Key Differences Between Partnership Firm and Company
- A partnership is an agreement between two or more persons who come together to carry out a business, and share profit & losses mutually. A company is an incorporated association, also called an artificial person having separate identity, common seal and perpetual succession.
- The registration of the partnership firm is not compulsory whereas to form a company; it needs to be registered.
- For the creation of a partnership, there must be at least two partners. For the formation of a company, there must be at least 2 members in case of private companies and 7 in regard to public companies.
- The limit for the maximum number of partners in a partnership firm is 100. On the other hand, the maximum number of partners in case of a public company is unlimited and in the case of a private company that limit is 50.
- The next major difference between them is, there is no minimum capital requirement for starting a partnership firm.
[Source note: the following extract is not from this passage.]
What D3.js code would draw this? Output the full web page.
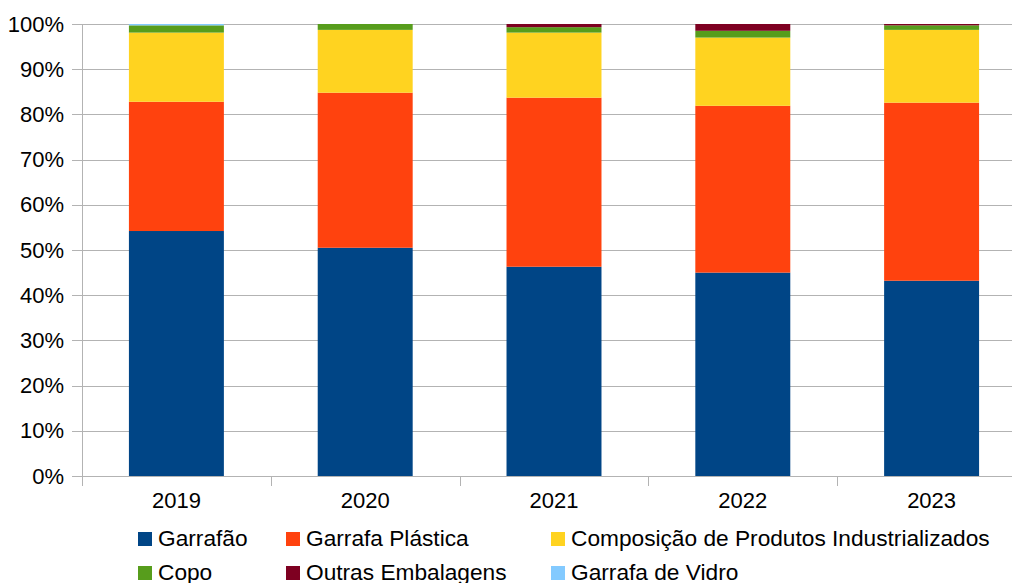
<!DOCTYPE html>
<html><head><meta charset="utf-8">
<script src="https://cdn.jsdelivr.net/npm/d3@7"></script>
<style>html,body{margin:0;padding:0;background:#fff;overflow:hidden}</style>
</head><body><svg id="c" width="1012" height="583"></svg>
<script>
const years = ["2019","2020","2021","2022","2023"];
const seriesNames = ["Garrafão","Garrafa Plástica","Composição de Produtos Industrializados","Copo","Outras Embalagens","Garrafa de Vidro"];
const garrafao = [54.2, 50.5, 46.3, 45.0, 43.2];
const garrafaPlastica = [28.6, 34.3, 37.4, 36.9, 39.4];
const composicao = [15.3, 13.9, 14.4, 15.1, 16.1];
const copo = [1.6, 1.3, 1.2, 1.5, 1.0];
const outras = [0, 0, 0.7, 1.5, 0.3];
const vidro = [0.3, 0, 0, 0, 0];
const yTicks = [0,0.1,0.2,0.3,0.4,0.5,0.6,0.7,0.8,0.9,1.0];
const colors = ["#004586","#ff420e","#ffd320","#579d1c","#7e0021","#83caff"];

(function(){
const seriesVals = [garrafao, garrafaPlastica, composicao, copo, outras, vidro];
const rows = years.map((yr,i)=>{const r={year:yr}; seriesNames.forEach((s,j)=>r[s]=seriesVals[j][i]); return r;});
const stack = d3.stack().keys(seriesNames).offset(d3.stackOffsetExpand)(rows);

const svg = d3.select("#c");
const pL=82, pR=1026, pT=24, pB=476;
const x = d3.scaleBand().domain(years).range([pL,pR]).paddingInner(0.497).paddingOuter(0.2485);
const y = d3.scaleLinear().domain([0,1]).range([pB,pT]);
const font = "Liberation Sans, Arial, sans-serif";

svg.append("g").selectAll("line").data(yTicks).join("line")
  .attr("x1",pL-10).attr("x2",pR).attr("y1",d=>Math.round(y(d))+0.5).attr("y2",d=>Math.round(y(d))+0.5)
  .attr("stroke","#b3b3b3").attr("stroke-width",1);

const yAxis = d3.axisLeft(y).tickValues(yTicks).tickFormat(d3.format(".0%")).tickSize(0).tickPadding(18);
const gy = svg.append("g").attr("transform",`translate(${pL},0)`).call(yAxis);
gy.select(".domain").remove();
gy.selectAll("text").attr("font-family",font).attr("font-size",22).attr("fill","#000");

svg.append("g").selectAll("g").data(stack).join("g").attr("fill",(d,i)=>colors[i])
  .selectAll("rect").data(d=>d).join("rect")
  .attr("x",d=>x(d.data.year)).attr("width",x.bandwidth())
  .attr("y",d=>y(d[1])).attr("height",d=>Math.max(0,y(d[0])-y(d[1])));

svg.append("line").attr("x1",pL+0.5).attr("x2",pL+0.5).attr("y1",pT).attr("y2",pB+10).attr("stroke","#b3b3b3");
svg.append("line").attr("x1",pL).attr("x2",pR).attr("y1",pB+0.5).attr("y2",pB+0.5).attr("stroke","#b3b3b3");
const step = x.step();
svg.append("g").selectAll("line").data(years.slice(1)).join("line")
  .attr("x1",d=>Math.round(x(d)-x.paddingInner()*step/2)+0.5).attr("x2",d=>Math.round(x(d)-x.paddingInner()*step/2)+0.5)
  .attr("y1",pB).attr("y2",pB+10).attr("stroke","#b3b3b3");

const xAxis = d3.axisBottom(x).tickSize(0).tickPadding(16);
const gx = svg.append("g").attr("transform",`translate(0,${pB})`).call(xAxis);
gx.select(".domain").remove();
gx.selectAll("text").attr("font-family",font).attr("font-size",22).attr("fill","#000");

const legX = [138, 286, 551];
const legY = [538, 572];
const lg = svg.append("g").selectAll("g").data(seriesNames).join("g")
  .attr("transform",(d,i)=>`translate(${legX[i%3]},${legY[Math.floor(i/3)]})`);
lg.append("rect").attr("x",0).attr("y",-6).attr("width",14).attr("height",14).attr("fill",(d,i)=>colors[i]);
lg.append("text").attr("x",20).attr("y",8).text(d=>d).attr("font-family",font).attr("font-size",22.7).attr("fill","#000");
})();
</script></body></html>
Conversely, the minimum capital requirement for a public company is 5 lakhs and for a private company it is 1 lakh.
- In the event of dissolution of the partnership firm, there are no legal formalities. In opposition to this, a company has many legal formalities for winding up.
- A partnership firm can be dissolved by any one of the partners. In contrast to this, the company cannot be wound up, by any one of the members.
- A partnership firm is not bound to use the word limited or private limited at the end of its name while a company has to add the word ‘limited’ if it is a public company and ‘private limited’ if it is a private company.
- The liability of the partners is unlimited whereas the liability of the company is limited to the extent of shares held by every member or guarantee given by them.
- As a company is an artificial person so that it can enter into contracts in its own name, the members are not held liable for the acts of the company. But in the case of a partnership firm, a partner can enter into a contract in their own name with the mutual consent of the other partners, and they can also be sued for the acts done by the firm.
Due to various drawbacks in the partnership firm the concept of the company came into being. This is the reason, now a very little number of partnership firms can be seen, these days. It has also evolved a new concept of Limited Liability Partnership (LLP).